— Start Source material —
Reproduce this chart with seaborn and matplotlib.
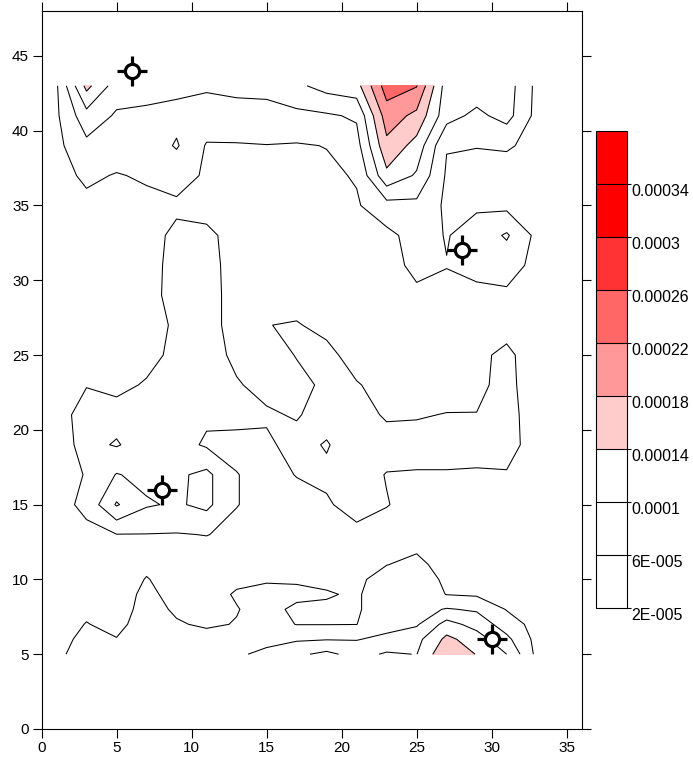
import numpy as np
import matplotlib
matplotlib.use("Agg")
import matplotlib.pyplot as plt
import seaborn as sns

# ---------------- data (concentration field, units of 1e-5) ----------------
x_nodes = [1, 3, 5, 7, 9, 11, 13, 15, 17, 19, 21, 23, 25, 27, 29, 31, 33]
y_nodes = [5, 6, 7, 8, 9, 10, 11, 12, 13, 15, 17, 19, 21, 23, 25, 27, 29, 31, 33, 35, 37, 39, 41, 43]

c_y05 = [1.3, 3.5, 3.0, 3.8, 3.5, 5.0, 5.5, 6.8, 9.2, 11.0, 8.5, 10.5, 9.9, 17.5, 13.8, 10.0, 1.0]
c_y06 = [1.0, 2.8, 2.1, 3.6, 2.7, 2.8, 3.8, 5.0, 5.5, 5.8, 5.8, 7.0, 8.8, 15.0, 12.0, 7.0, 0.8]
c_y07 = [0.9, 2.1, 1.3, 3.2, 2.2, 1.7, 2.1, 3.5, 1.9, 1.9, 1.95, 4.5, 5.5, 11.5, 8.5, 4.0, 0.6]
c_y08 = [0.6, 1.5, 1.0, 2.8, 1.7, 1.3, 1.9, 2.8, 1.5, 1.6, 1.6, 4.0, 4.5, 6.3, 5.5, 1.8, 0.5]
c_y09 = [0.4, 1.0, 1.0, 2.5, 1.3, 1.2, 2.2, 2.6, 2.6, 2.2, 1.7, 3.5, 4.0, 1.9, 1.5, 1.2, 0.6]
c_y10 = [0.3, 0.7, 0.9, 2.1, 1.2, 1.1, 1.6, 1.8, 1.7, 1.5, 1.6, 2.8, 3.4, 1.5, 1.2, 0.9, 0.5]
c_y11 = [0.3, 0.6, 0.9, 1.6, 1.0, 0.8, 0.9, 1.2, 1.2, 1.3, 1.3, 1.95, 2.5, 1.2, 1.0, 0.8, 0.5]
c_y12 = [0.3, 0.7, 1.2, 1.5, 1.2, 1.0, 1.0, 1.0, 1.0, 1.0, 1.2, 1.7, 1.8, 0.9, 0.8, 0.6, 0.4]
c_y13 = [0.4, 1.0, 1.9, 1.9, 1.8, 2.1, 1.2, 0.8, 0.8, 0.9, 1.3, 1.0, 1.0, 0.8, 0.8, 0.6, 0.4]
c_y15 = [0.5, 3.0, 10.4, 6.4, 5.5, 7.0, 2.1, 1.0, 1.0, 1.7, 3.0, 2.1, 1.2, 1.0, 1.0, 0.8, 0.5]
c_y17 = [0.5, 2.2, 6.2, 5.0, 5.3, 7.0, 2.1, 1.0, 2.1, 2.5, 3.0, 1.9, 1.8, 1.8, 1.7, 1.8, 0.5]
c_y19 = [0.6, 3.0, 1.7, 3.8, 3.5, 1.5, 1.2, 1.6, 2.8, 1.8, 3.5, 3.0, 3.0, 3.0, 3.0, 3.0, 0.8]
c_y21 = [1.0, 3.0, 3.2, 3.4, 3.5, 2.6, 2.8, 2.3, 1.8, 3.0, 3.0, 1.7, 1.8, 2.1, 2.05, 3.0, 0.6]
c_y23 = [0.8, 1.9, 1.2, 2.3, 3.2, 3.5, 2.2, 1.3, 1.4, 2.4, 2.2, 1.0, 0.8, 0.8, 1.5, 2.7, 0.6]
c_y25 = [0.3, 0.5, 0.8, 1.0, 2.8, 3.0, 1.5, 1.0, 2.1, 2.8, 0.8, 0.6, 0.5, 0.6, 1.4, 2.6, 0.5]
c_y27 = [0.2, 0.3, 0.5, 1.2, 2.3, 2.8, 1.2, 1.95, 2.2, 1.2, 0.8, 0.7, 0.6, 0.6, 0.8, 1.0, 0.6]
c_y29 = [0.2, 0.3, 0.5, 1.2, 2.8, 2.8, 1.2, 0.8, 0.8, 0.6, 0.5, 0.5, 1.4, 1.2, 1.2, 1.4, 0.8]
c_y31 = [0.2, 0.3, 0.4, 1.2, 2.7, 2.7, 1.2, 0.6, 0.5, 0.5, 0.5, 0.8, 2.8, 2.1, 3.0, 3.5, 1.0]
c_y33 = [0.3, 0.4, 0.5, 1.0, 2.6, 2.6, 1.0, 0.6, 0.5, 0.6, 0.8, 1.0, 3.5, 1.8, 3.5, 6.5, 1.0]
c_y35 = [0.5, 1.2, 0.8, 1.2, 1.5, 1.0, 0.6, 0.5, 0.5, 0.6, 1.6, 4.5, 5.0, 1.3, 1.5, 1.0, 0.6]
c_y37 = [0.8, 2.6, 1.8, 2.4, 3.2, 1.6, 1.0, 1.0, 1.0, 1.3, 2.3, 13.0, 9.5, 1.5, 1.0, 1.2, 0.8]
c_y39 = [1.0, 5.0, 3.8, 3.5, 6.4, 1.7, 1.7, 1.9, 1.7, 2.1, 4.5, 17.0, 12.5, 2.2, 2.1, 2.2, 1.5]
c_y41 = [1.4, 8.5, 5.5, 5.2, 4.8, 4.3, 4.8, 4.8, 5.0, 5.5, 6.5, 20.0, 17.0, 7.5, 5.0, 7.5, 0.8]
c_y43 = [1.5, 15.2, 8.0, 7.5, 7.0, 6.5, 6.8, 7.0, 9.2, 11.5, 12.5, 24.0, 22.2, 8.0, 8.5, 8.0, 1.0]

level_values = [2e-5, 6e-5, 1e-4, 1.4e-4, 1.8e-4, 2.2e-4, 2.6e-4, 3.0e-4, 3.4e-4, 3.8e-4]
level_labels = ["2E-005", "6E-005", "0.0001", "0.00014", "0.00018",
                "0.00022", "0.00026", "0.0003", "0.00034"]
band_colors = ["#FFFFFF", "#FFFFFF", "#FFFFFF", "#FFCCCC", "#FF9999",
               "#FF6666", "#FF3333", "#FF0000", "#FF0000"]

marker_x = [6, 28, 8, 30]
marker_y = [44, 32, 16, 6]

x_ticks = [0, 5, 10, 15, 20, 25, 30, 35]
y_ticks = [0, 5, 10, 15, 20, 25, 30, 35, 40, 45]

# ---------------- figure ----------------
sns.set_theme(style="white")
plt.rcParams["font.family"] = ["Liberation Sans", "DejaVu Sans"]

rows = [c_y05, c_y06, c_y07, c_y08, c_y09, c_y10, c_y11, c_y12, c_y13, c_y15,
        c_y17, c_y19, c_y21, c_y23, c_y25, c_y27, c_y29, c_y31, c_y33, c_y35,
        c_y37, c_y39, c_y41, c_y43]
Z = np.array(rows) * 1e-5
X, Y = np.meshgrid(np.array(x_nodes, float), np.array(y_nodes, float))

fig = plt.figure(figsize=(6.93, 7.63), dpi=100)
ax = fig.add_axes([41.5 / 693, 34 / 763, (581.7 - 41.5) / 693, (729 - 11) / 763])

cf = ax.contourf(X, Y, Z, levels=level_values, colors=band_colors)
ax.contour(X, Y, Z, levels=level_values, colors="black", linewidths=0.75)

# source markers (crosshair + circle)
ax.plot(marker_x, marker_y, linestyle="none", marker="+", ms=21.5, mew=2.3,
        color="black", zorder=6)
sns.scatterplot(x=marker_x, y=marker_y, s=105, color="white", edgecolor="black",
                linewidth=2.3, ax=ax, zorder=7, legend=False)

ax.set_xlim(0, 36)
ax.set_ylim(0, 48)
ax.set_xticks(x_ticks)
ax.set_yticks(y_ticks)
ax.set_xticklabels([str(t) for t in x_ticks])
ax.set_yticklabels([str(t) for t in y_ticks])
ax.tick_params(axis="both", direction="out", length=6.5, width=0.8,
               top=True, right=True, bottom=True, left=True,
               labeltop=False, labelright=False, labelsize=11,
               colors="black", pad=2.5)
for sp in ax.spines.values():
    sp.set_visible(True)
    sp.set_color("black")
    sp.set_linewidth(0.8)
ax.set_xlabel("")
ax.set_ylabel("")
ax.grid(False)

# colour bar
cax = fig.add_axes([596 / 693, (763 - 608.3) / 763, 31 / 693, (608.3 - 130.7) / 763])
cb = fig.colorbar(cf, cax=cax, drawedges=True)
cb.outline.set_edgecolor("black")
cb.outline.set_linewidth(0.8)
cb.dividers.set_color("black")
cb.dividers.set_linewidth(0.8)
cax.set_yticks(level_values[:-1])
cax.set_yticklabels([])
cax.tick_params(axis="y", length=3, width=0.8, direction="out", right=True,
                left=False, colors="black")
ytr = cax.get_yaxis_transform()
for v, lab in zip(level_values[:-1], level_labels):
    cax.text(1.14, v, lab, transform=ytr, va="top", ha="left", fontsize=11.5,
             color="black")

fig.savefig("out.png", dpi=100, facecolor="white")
— End Source material —
[Task instructions]:
Write out the lines from the start of the material to the line with "39, 41, 43]", inclusive and exactly. Skip the pictures.

[Written answer]:
Reproduce this chart with seaborn and matplotlib.
import numpy as np
import matplotlib
matplotlib.use("Agg")
import matplotlib.pyplot as plt
import seaborn as sns

# ---------------- data (concentration field, units of 1e-5) ----------------
x_nodes = [1, 3, 5, 7, 9, 11, 13, 15, 17, 19, 21, 23, 25, 27, 29, 31, 33]
y_nodes = [5, 6, 7, 8, 9, 10, 11, 12, 13, 15, 17, 19, 21, 23, 25, 27, 29, 31, 33, 35, 37, 39, 41, 43]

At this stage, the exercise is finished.